::: GIVEN DATA :::

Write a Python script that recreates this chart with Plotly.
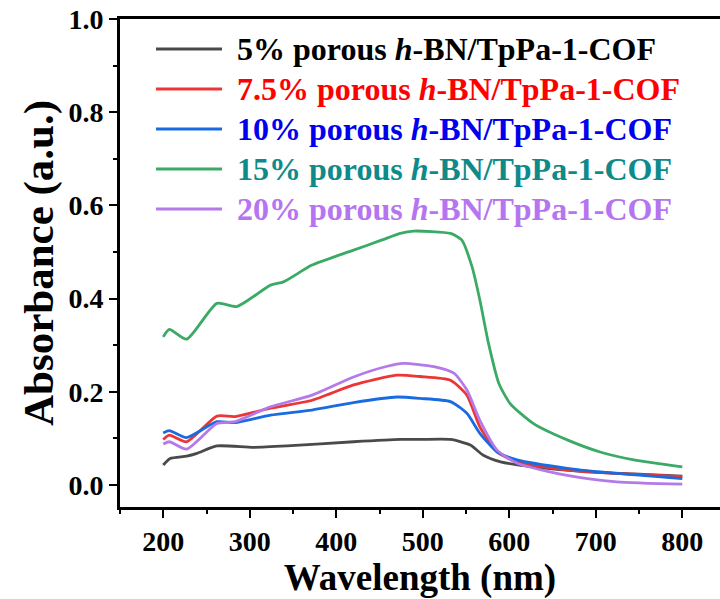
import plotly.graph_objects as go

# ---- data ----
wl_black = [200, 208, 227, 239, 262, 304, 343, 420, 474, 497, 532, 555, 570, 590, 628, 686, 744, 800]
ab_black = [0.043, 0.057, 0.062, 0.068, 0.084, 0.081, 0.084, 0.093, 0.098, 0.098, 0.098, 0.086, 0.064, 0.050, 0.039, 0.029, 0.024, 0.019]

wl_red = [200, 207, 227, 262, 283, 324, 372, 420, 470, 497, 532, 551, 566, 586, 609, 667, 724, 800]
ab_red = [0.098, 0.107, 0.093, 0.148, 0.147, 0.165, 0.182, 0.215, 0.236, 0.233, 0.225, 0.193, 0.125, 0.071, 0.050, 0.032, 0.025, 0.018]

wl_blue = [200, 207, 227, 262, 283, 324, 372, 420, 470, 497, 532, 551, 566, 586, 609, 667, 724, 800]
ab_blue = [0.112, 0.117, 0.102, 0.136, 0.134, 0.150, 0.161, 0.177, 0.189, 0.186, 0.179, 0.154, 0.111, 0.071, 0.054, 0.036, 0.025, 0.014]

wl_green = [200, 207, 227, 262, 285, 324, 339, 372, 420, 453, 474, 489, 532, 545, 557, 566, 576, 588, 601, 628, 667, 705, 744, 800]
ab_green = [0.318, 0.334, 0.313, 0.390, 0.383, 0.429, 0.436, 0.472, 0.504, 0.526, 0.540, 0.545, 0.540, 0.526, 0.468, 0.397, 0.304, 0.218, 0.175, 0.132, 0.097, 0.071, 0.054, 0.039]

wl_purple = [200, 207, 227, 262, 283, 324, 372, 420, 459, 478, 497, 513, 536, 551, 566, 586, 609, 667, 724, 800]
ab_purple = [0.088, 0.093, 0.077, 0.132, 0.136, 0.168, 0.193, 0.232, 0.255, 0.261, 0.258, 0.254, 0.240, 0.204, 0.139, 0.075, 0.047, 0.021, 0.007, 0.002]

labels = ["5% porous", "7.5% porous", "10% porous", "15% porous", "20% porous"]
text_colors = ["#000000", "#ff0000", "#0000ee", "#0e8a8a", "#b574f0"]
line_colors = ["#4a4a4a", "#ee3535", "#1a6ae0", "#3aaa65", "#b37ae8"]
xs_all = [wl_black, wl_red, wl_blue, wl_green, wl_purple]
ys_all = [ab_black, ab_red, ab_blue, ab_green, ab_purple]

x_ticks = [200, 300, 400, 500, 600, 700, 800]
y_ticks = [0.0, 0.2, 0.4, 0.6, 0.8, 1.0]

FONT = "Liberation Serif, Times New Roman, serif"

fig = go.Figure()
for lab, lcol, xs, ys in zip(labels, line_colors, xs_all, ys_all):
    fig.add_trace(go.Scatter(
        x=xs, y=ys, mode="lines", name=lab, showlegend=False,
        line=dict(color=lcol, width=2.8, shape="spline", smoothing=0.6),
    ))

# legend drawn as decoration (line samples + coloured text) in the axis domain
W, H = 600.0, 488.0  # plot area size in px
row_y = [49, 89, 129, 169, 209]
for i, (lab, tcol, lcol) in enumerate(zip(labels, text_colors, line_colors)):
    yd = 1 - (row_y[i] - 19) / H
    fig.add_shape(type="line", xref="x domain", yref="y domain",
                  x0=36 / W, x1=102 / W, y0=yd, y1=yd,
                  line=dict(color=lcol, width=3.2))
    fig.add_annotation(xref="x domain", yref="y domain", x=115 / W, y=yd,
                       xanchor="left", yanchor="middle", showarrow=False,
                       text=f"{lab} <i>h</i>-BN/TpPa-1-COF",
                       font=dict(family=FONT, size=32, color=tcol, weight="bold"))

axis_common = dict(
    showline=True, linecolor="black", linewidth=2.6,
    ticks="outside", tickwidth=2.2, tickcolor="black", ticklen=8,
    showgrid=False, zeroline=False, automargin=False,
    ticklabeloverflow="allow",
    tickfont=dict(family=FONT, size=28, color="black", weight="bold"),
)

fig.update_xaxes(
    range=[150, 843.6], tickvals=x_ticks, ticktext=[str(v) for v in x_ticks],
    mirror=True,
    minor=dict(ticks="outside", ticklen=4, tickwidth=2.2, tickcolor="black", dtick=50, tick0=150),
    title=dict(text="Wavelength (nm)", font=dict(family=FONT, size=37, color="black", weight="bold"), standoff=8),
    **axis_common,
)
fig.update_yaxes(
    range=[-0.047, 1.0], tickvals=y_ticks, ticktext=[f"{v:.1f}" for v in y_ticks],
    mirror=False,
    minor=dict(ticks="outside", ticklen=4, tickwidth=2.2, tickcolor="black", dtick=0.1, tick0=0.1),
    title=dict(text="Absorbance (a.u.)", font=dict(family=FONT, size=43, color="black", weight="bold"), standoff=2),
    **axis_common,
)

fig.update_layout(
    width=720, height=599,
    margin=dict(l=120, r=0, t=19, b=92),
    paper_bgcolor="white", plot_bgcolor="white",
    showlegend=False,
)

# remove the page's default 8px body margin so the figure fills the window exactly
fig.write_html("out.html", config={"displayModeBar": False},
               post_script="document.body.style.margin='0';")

:::

**WRITTEN INSTRUCTION**
Quote, please, every line of the material above from its start through the line that has "0.029, 0.024, 0.019]", reproducing the words exactly and dropping any images.

**COMPLETE ANSWER**
Write a Python script that recreates this chart with Plotly.
import plotly.graph_objects as go

# ---- data ----
wl_black = [200, 208, 227, 239, 262, 304, 343, 420, 474, 497, 532, 555, 570, 590, 628, 686, 744, 800]
ab_black = [0.043, 0.057, 0.062, 0.068, 0.084, 0.081, 0.084, 0.093, 0.098, 0.098, 0.098, 0.086, 0.064, 0.050, 0.039, 0.029, 0.024, 0.019]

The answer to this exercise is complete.